Ce déséquilibre entraîne plusieurs conséquences indésirables. D’abord l’écart de revenu provoque des sentiments de malaise et de gêne dans la population en général. Ensuite, la grande majorité des gens riches, par leurs comportements ostentatoires, provoquent des sentiments d’envie, voire de jalousie, de la part de ceux qui possèdent moins. De plus, des rémunérations trop différentes entre la base et le sommet de la pyramide, creuse les écarts entre les classes sociales, ce qui est malsain pour toute la société. En effet, ceci provoque toutes sortes de comportements indésirables comme la délinquance, le vol, la criminalité, la corruption, etc. On a qu’à observer, chez nos voisins du sud, la prolifération des quartiers emmurés et surprotégés pour s’en convaincre. Les grandes différences de niveau de vie entraînent aussi beaucoup de gens, qui n’en ont pas les moyens, dans une spirale de surconsommation, ce qui provoque un sommet inégalé d’endettement. Finalement, la surconsommation des personnes riches et moins riches, mais qui veulent leur ressembler, est un véritable drame sur le plan environnemental. Effectivement, et même si on ne le dit pas souvent, la consommation et la dégradation de l’environnement sont intimement liées. Hervé Kempf l’a bien démontré dans son livre « Comment les riches détruisent la planète » (2007).

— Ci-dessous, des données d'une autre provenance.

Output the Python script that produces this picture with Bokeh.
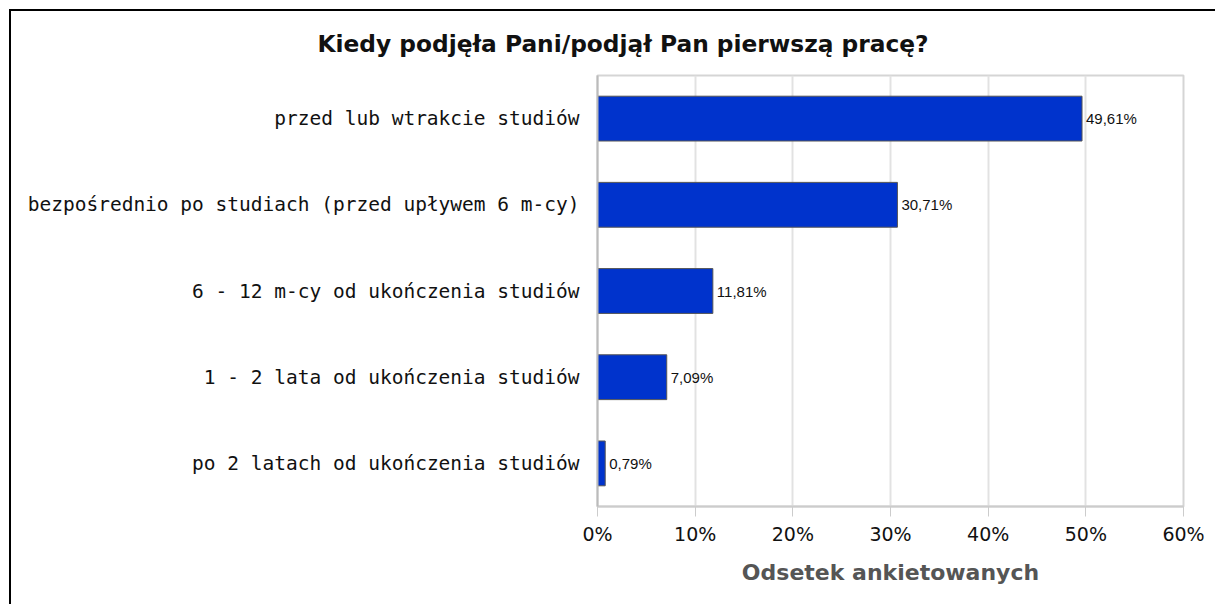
from bokeh.plotting import figure
from bokeh.models import ColumnDataSource, LabelSet, FixedTicker
from bokeh.core.properties import value
from bokeh.embed import file_html
from bokeh.resources import INLINE

categories = [
    "przed lub wtrakcie studiów",
    "bezpośrednio po studiach (przed upływem 6 m-cy)",
    "6 - 12 m-cy od ukończenia studiów",
    "1 - 2 lata od ukończenia studiów",
    "po 2 latach od ukończenia studiów",
]
values = [49.61, 30.71, 11.81, 7.09, 0.79]
value_labels = ["49,61%", "30,71%", "11,81%", "7,09%", "0,79%"]
x_ticks = [0, 10, 20, 30, 40, 50, 60]
x_tick_labels = ["0%", "10%", "20%", "30%", "40%", "50%", "60%"]

src = ColumnDataSource(dict(cat=categories, val=values, lab=value_labels))

p = figure(
    y_range=list(reversed(categories)), x_range=(0, 60),
    width=1204, height=593, output_backend="svg", toolbar_location=None,
    frame_width=586, frame_height=431,
    min_border_left=586, min_border_right=32, min_border_top=64, min_border_bottom=98,
    title="Kiedy podjęła Pani/podjął Pan pierwszą pracę?",
    x_axis_label="Odsetek ankietowanych",
    styles={"margin-left": "9px", "margin-top": "9px",
            "border-top": "2px solid black", "border-left": "2px solid black"},
)

p.hbar(y="cat", right="val", left=0, height=0.52, source=src,
       fill_color="#0033CC", line_color="#555555", line_width=1)

labels = LabelSet(x="val", y="cat", text="lab", source=src, x_offset=4,
                  text_baseline="middle", text_font=value("Liberation Sans"),
                  text_font_size="15px", text_color="#111111")
p.add_layout(labels)

p.title.align = "left"
p.title.vertical_align = "top"
p.title.offset = -280
p.title.standoff = 33
p.title.text_font = "DejaVu Sans"
p.title.text_font_size = "23.3px"
p.title.text_font_style = "bold"
p.title.text_color = "#111111"

p.xaxis.ticker = FixedTicker(ticks=x_ticks)
p.xaxis.major_label_overrides = dict(zip(x_ticks, x_tick_labels))
p.xaxis.major_label_text_font = "DejaVu Sans"
p.xaxis.major_label_text_font_size = "19px"
p.xaxis.major_label_text_color = "#111111"
p.xaxis.major_tick_in = 0
p.xaxis.major_tick_out = 10
p.xaxis.minor_tick_line_color = None
p.xaxis.major_tick_line_color = "#cccccc"
p.xaxis.axis_line_color = "#cccccc"
p.xaxis.axis_line_width = 2
p.xaxis.major_label_standoff = 6
p.xaxis.axis_label_text_font = "DejaVu Sans"
p.xaxis.axis_label_text_font_size = "22px"
p.xaxis.axis_label_text_font_style = "bold"
p.xaxis.axis_label_text_color = "#555555"
p.xaxis.axis_label_standoff = 12

p.yaxis.major_tick_line_color = None
p.yaxis.minor_tick_line_color = None
p.yaxis.axis_line_color = "#bbbbbb"
p.yaxis.axis_line_width = 2
p.yaxis.major_label_text_font = "DejaVu Sans Mono"
p.yaxis.major_label_text_font_size = "19.5px"
p.yaxis.major_label_text_color = "#111111"
p.yaxis.major_label_standoff = 12

p.xgrid.grid_line_color = "#e2e2e2"
p.xgrid.grid_line_width = 2
p.ygrid.grid_line_color = None
p.outline_line_color = "#d5d5d5"
p.outline_line_width = 2

open("out.html", "w").write(file_html(p, INLINE))
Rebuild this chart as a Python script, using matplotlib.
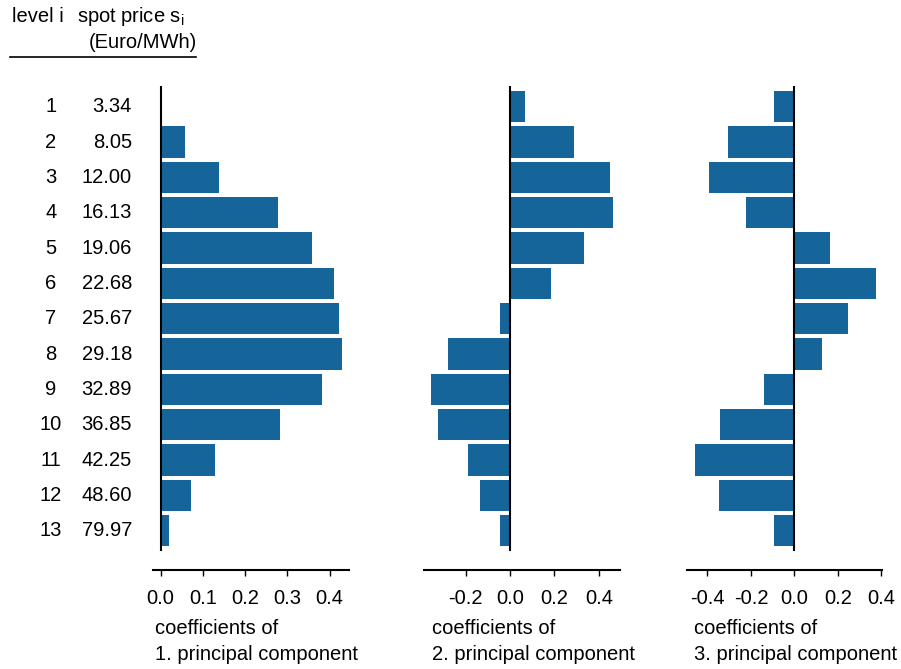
import matplotlib
matplotlib.use("Agg")
import matplotlib.pyplot as plt
import numpy as np

plt.rcParams['font.family'] = ['Liberation Sans', 'DejaVu Sans']
plt.rcParams['mathtext.fontset'] = 'custom'
plt.rcParams['mathtext.rm'] = 'Liberation Sans'

levels = list(range(1, 14))
prices = ["3.34", "8.05", "12.00", "16.13", "19.06", "22.68", "25.67",
          "29.18", "32.89", "36.85", "42.25", "48.60", "79.97"]

pc1 = [0.004, 0.058, 0.138, 0.279, 0.358, 0.411, 0.423, 0.430, 0.383,
       0.283, 0.129, 0.073, 0.020]
pc2 = [0.068, 0.287, 0.448, 0.463, 0.335, 0.183, -0.046, -0.278, -0.357,
       -0.326, -0.188, -0.135, -0.046]
pc3 = [-0.096, -0.305, -0.395, -0.221, 0.163, 0.375, 0.246, 0.125, -0.140,
       -0.340, -0.459, -0.346, -0.093]

ticks1 = [0.0, 0.1, 0.2, 0.3, 0.4]
ticks2 = [-0.2, 0.0, 0.2, 0.4]
ticks3 = [-0.4, -0.2, 0.0, 0.2, 0.4]

W, H = 901, 669
fig = plt.figure(figsize=(W / 100, H / 100), dpi=100)

color = "#16659a"
fs = 14.5

top_px, bot_px = 86, 570
ylim = (14.11, 0.414)

panels = [
    (pc1, ticks1, (-0.018, 0.446), (153, 349), 155, "1. principal component"),
    (pc2, ticks2, (-0.387, 0.495), (424, 620), 432, "2. principal component"),
    (pc3, ticks3, (-0.494, 0.403), (687, 882), 694, "3. principal component"),
]

for vals, ticks, xl, (x0, x1), lab_x, lab in panels:
    ax = fig.add_axes([x0 / W, 1 - bot_px / H, (x1 - x0) / W, (bot_px - top_px) / H])
    ax.barh(levels, vals, height=0.89, color=color, edgecolor='none')
    ax.plot([0, 0], [0.414, 13.54], color='black', lw=1.5)
    ax.set_xlim(*xl)
    ax.set_ylim(*ylim)
    for s in ['top', 'right', 'left']:
        ax.spines[s].set_visible(False)
    ax.spines['bottom'].set_linewidth(1.5)
    ax.set_yticks([])
    ax.set_xticks(ticks)
    ax.set_xticklabels([f"{t:.1f}" for t in ticks], fontsize=fs)
    ax.tick_params(axis='x', length=4, width=1, pad=10)
    fig.text(lab_x / W, 1 - 629 / H, "coefficients of", fontsize=fs,
             ha='left', va='center')
    fig.text(lab_x / W, 1 - 655 / H, lab, fontsize=fs, ha='left', va='center')

# left table
for i, (lv, pr) in enumerate(zip(levels, prices)):
    y = 106.7 + i * 35.33
    fig.text(51 / W, 1 - y / H, str(lv), fontsize=fs, ha='center', va='center')
    fig.text(132 / W, 1 - y / H, pr, fontsize=fs, ha='right', va='center')

fig.text(12 / W, 1 - 17 / H, "level i", fontsize=fs, ha='left', va='center')
fig.text(77 / W, 1 - 17 / H, r"spot price s$_{\mathregular{i}}$", fontsize=fs,
         ha='left', va='center')
fig.text(197 / W, 1 - 42 / H, "(Euro/MWh)", fontsize=fs, ha='right', va='center')
fig.add_artist(plt.Line2D([10 / W, 196 / W], [1 - 57 / H, 1 - 57 / H],
                          color='black', lw=1.2, transform=fig.transFigure))

fig.savefig("out.png", dpi=100)
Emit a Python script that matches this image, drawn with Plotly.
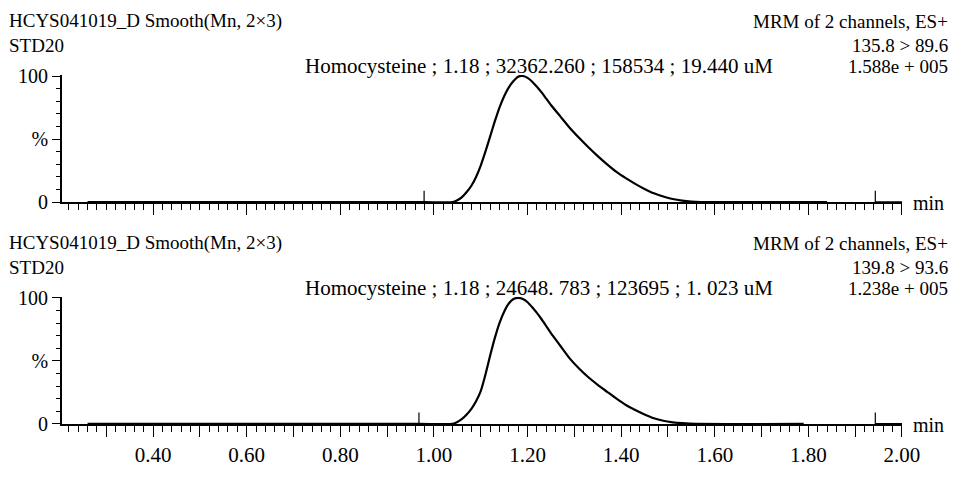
import plotly.graph_objects as go

# ---------------- data ----------------
# Channel 1 : 135.8 > 89.6  (time in min, intensity in %)
t1 = [0.26, 0.98, 1.040, 1.050, 1.060, 1.070, 1.080, 1.090, 1.100, 1.110, 1.120,
      1.130, 1.140, 1.150, 1.160, 1.170, 1.180, 1.190, 1.200, 1.210, 1.220, 1.230,
      1.240, 1.250, 1.270, 1.290, 1.310, 1.330, 1.350, 1.370, 1.390, 1.410, 1.430,
      1.450, 1.470, 1.490, 1.510, 1.530, 1.550, 1.570, 1.84]
y1 = [0, 0, 0, 1.5, 4, 8, 13, 20, 29, 40, 52,
      64, 75, 84, 91, 96, 99.5, 100, 98.5, 95.5, 91.5, 87,
      82, 77, 68, 59, 51, 43.5, 36.5, 30, 24, 19, 14.5,
      10.5, 7, 4.5, 2.5, 1.2, 0.4, 0, 0]

# Channel 2 : 139.8 > 93.6
t2 = [0.26, 0.97, 1.040, 1.050, 1.060, 1.070, 1.080, 1.090, 1.100, 1.110, 1.120,
      1.130, 1.140, 1.150, 1.160, 1.170, 1.180, 1.190, 1.200, 1.210, 1.220, 1.230,
      1.240, 1.250, 1.270, 1.290, 1.310, 1.330, 1.350, 1.370, 1.390, 1.410, 1.430,
      1.450, 1.470, 1.490, 1.510, 1.530, 1.560, 1.79]
y2 = [0, 0, 0, 1.5, 4, 7.5, 12, 18, 26, 39, 54,
      68, 80, 89, 95.5, 99, 100, 99, 96.5, 92.5, 88, 83,
      77.5, 72, 62, 52, 44, 37, 31, 25.5, 20, 15, 11,
      7.5, 4.5, 2.5, 1.3, 0.6, 0, 0]

# integration markers (start, end) per channel
mark1 = [0.979, 1.943]
mark2 = [0.968, 1.943]
mark_h = 9
end_seg = [1.943, 2.0]

header_left = ["HCYS041019_D Smooth(Mn, 2\u00d73)", "STD20"]
right1 = ["MRM of 2 channels, ES+", "135.8 > 89.6", "1.588e + 005"]
right2 = ["MRM of 2 channels, ES+", "139.8 > 93.6", "1.238e + 005"]
peak1 = "Homocysteine ; 1.18 ; 32362.260 ; 158534 ; 19.440 uM"
peak2 = "Homocysteine ; 1.18 ; 24648. 783 ; 123695 ; 1. 023 uM"

x_major = [round(0.3 + 0.1 * i, 2) for i in range(18)]
x_labels = ["0.40", "0.60", "0.80", "1.00", "1.20", "1.40", "1.60", "1.80", "2.00"]
y_vals = [0, 50, 100]
y_text = ["0", "%", "100"]

# ---------------- figure ----------------
W, H = 972, 477
FONT = "Liberation Serif, Times New Roman, Times, DejaVu Serif, serif"
FS_HEAD = 19
FS_PEAK = 21
FS_XTICK = 21
FS_YTICK = 20

def py(px):
    return 1 - px / H

fig = go.Figure()

def add_channel(t, y, marks, xa, ya):
    fig.add_trace(go.Scatter(x=t, y=y, mode="lines", xaxis=xa, yaxis=ya,
                             line=dict(color="black", width=2.2, shape="spline", smoothing=0.5),
                             showlegend=False, hoverinfo="skip"))
    for m in marks:
        fig.add_trace(go.Scatter(x=[m, m], y=[0, mark_h], mode="lines", xaxis=xa, yaxis=ya,
                                 line=dict(color="black", width=1.2),
                                 showlegend=False, hoverinfo="skip"))
    fig.add_trace(go.Scatter(x=end_seg, y=[0, 0], mode="lines", xaxis=xa, yaxis=ya,
                             line=dict(color="black", width=2),
                             showlegend=False, hoverinfo="skip"))

add_channel(t1, y1, mark1, "x", "y")
add_channel(t2, y2, mark2, "x2", "y2")

tick_text_full = []
for v in x_major:
    s = f"{v:.2f}"
    tick_text_full.append(s if s in x_labels else "")

xdom = [63 / W, 919 / W]
top_dom = [py(201), py(68)]
bot_dom = [py(433), py(300)]

def xaxis(anchor, show_labels):
    return dict(domain=xdom, anchor=anchor, range=[0.205, 2.0],
                showline=True, linecolor="black", linewidth=1.5,
                showgrid=False, zeroline=False,
                tickmode="array", tickvals=x_major, ticktext=tick_text_full,
                ticks="outside", ticklen=11, tickwidth=1, tickcolor="black",
                showticklabels=show_labels,
                tickfont=dict(family=FONT, size=FS_XTICK, color="black"),
                minor=dict(tickmode="linear", tick0=0, dtick=0.02, ticks="outside",
                           ticklen=6, tickwidth=1, tickcolor="black", showgrid=False))

def yaxis(anchor, dom):
    return dict(domain=dom, anchor=anchor, range=[0, 100.8],
                showline=True, linecolor="black", linewidth=1.5,
                showgrid=False, zeroline=False,
                tickmode="array", tickvals=y_vals, ticktext=y_text,
                ticks="outside", ticklen=8, tickwidth=1, tickcolor="black",
                tickfont=dict(family=FONT, size=FS_YTICK, color="black"),
                minor=dict(tickmode="linear", tick0=0, dtick=10, ticks="outside",
                           ticklen=4, tickwidth=1, tickcolor="black", showgrid=False))

fig.update_layout(
    width=W, height=H, autosize=False,
    margin=dict(l=0, r=0, t=0, b=0),
    paper_bgcolor="white", plot_bgcolor="white",
    font=dict(family=FONT, size=FS_HEAD, color="black"),
    xaxis=xaxis("y", False), yaxis=yaxis("x", top_dom),
    xaxis2=xaxis("y2", True), yaxis2=yaxis("x2", bot_dom),
)

ann = []
def txt(text, x, y, xanchor, size):
    ann.append(dict(text=text, x=x / W, y=py(y), xref="paper", yref="paper",
                    xanchor=xanchor, yanchor="middle", showarrow=False,
                    font=dict(family=FONT, size=size, color="black")))

for off, right, peak in [(0, right1, peak1), (232, right2, peak2)]:
    txt(header_left[0], 7, 12 + off, "left", FS_HEAD)
    txt(header_left[1], 7, 37 + off, "left", FS_HEAD)
    txt(right[0], 968, 12 + off, "right", FS_HEAD)
    txt(right[1], 968, 37 + off, "right", FS_HEAD)
    txt(right[2], 968, 59 + off, "right", FS_HEAD)
    txt(peak, 309, 59 + off, "left", FS_PEAK)
    txt("min", 928, 202 + off, "left", FS_YTICK)

fig.update_layout(annotations=ann)
fig.write_html("out.html")
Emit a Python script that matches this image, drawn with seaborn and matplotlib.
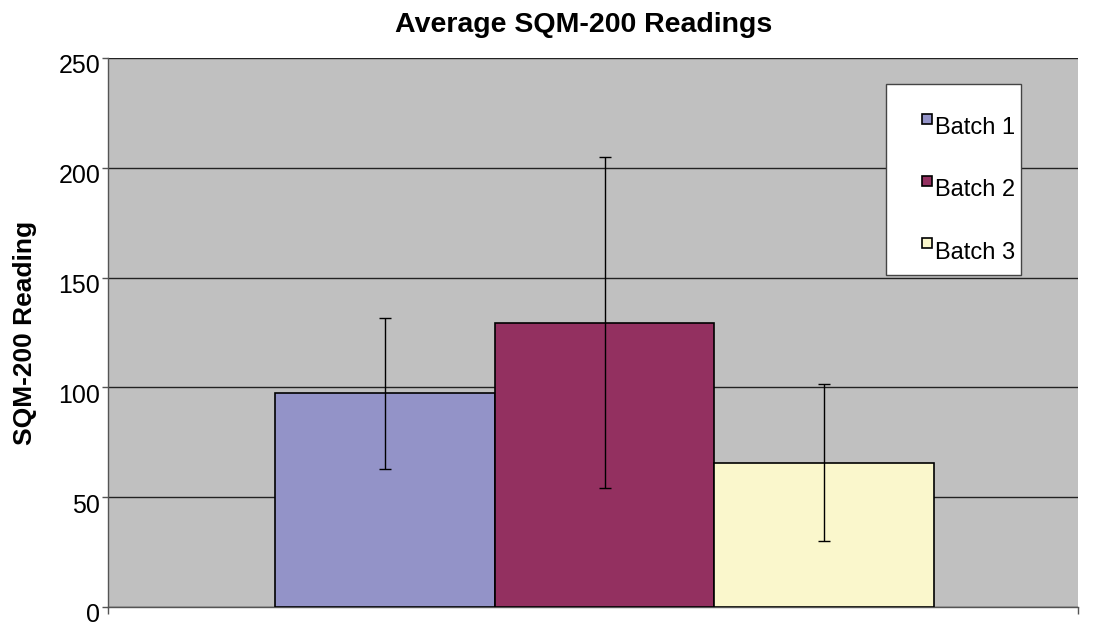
import matplotlib
matplotlib.use("Agg")
import matplotlib.pyplot as plt
import matplotlib.transforms as mtransforms
import seaborn as sns
import pandas as pd
from matplotlib.patches import Rectangle
from matplotlib.legend_handler import HandlerPatch

batches = ["Batch 1", "Batch 2", "Batch 3"]
means = [97.3, 129.5, 65.7]
errors = [34.3, 75.3, 35.8]
colors = ["#9393C8", "#933060", "#FAF7CC"]
yticks = [0, 50, 100, 150, 200, 250]

sns.set_theme(style="white")
plt.rcParams["font.family"] = ["Liberation Sans", "DejaVu Sans"]
plt.rcParams["text.color"] = "black"
plt.rcParams["axes.labelcolor"] = "black"
plt.rcParams["xtick.color"] = "black"
plt.rcParams["ytick.color"] = "black"

df = pd.DataFrame({"cat": [""] * len(batches), "batch": batches, "mean": means})

fig = plt.figure(figsize=(10.94, 6.27), dpi=100)
ax = fig.add_axes([0.0987, 0.0319, 0.8867, 0.8756])
ax.set_facecolor("#C0C0C0")

sns.barplot(data=df, x="cat", y="mean", hue="batch", hue_order=batches,
            palette=colors, saturation=1, width=0.679, edgecolor="black",
            linewidth=1.2, errorbar=None, ax=ax, zorder=3)

for cont, err in zip(ax.containers, errors):
    for bar in cont:
        xc = bar.get_x() + bar.get_width() / 2
        ax.errorbar(xc, bar.get_height(), yerr=err, fmt="none", ecolor="black",
                    elinewidth=1.0, capsize=4, capthick=1.0, zorder=4)

ax.set_xlim(-0.512, 0.488)
ax.set_ylim(0, 250)
ax.set_yticks(yticks)
ax.set_yticklabels([str(t) for t in yticks], fontsize=18)
ax.set_xticks([-0.512, 0.488])
ax.set_xticklabels(["", ""])
ax.yaxis.grid(True, color="#222222", linewidth=1.0, zorder=0)
ax.set_axisbelow(True)
ax.tick_params(axis="y", direction="out", length=4, width=1, color="#555555", left=True, pad=1.5)
ax.tick_params(axis="x", direction="out", length=5, width=1, color="#555555", bottom=True)
for s in ["top", "right"]:
    ax.spines[s].set_visible(False)
for s in ["left", "bottom"]:
    ax.spines[s].set_color("#555555")
    ax.spines[s].set_linewidth(1.0)

offset = mtransforms.ScaledTranslation(0, -0.06, fig.dpi_scale_trans)
for lbl in ax.get_yticklabels():
    lbl.set_transform(lbl.get_transform() + offset)

ax.set_xlabel("")
ax.set_ylabel("SQM-200 Reading", fontsize=19, fontweight="bold")
ax.yaxis.set_label_coords(-0.073, 0.5)
ax.set_title("Average SQM-200 Readings", fontsize=20.5, fontweight="bold", pad=18.7, x=0.49)

# legend frame
ax.add_patch(Rectangle((0.802, 0.605), 0.139, 0.348, transform=ax.transAxes,
                       facecolor="white", edgecolor="#444444", linewidth=1.0, zorder=5))


def small_square(legend, orig_handle, xdescent, ydescent, width, height, fontsize):
    s = 7.2
    return Rectangle((width - s - xdescent, height - s - ydescent + 3), s, s)


handles, labels = ax.get_legend_handles_labels()
leg = ax.legend(handles, labels, loc="upper right", bbox_to_anchor=(0.935, 0.892),
                fontsize=17, frameon=False, handlelength=1.2, handleheight=0.7,
                handletextpad=0.1, labelspacing=1.7, borderpad=0, borderaxespad=0,
                handler_map={Rectangle: HandlerPatch(patch_func=small_square)})
leg.set_zorder(6)
for h in leg.legend_handles:
    h.set_edgecolor("black")
    h.set_linewidth(1.2)

fig.savefig("out.png", dpi=100, facecolor="white")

Je ne crois pas qu’un émolument de 3,55M$, comme vous avez reçu en 2013, soit raisonnable Mme Leroux. On utilise fréquemment l’argument voulant que d’autres dirigeants de banques ou compagnies gagnent plus. À mon avis, c’est là une continuelle surenchère qui n’a aucune base véritablement logique et raisonnable. Même l’argument voulant que la rémunération élevée se justifie pour garder en poste les gens compétents, voire exceptionnels, ne tient pas la route. En effet, la cupidité est une très mauvaise valeur pour un bon leader. En fait, il devrait exister un « Revenu Maximum Acceptable » (RMA), lequel ne devrait pas dépasser 500 000$ annuellement, tout compris. Je ne connais personne au Québec qui ne puisse très bien vivre avec une telle rémunération. Personnellement, je fonctionne, bien à l’aise, avec un revenu dix fois moins élevé.

Même si vous n’êtes pas la plus haute salariée au Québec, je m’adresse à vous parce que vous êtes la personne la plus susceptible de démarrer un mouvement de recul chez les hauts salariés. Pourquoi vous, mais d’abord parce que vous êtes une femme et que les femmes sont habituellement plus connectées aux valeurs humaines que les hommes. Aussi, parce que vous êtes dans le monde de la coopération et de la solidarité qui sont des valeurs primordiales dans le mouvement des Caisses Populaires Desjardins. Finalement, parce que la Caisse d’Économie Solidaire est ma caisse depuis 15 ans et que mon compte de banque a toujours été dans une Caisse Populaire, et ce, depuis mon adolescence.

Si jamais vous acceptiez de renoncer à une partie importante de ce salaire faramineux, il pourrait en résulter plusieurs effets positifs sur les plans social et environnemental. Votre geste pourrait créer un effet d’entraînement chez les hauts dirigeants. De plus, vous pourriez provoquer un mouvement d’adhésion aux Caisses Populaires de la part de gens, qui comme moi, cherchent une institution financière et une compagnie d’assurance où on y fait une bonne gouvernance. Une bonne gouvernance signifie, entre autre, que les dirigeants reçoivent des salaires raisonnables.

J’espère Mme Leroux que mes arguments auront su vous convaincre des méfaits de comportements financiers prédateurs et des bienfaits d’une approche raisonnable sur le plan des rémunérations.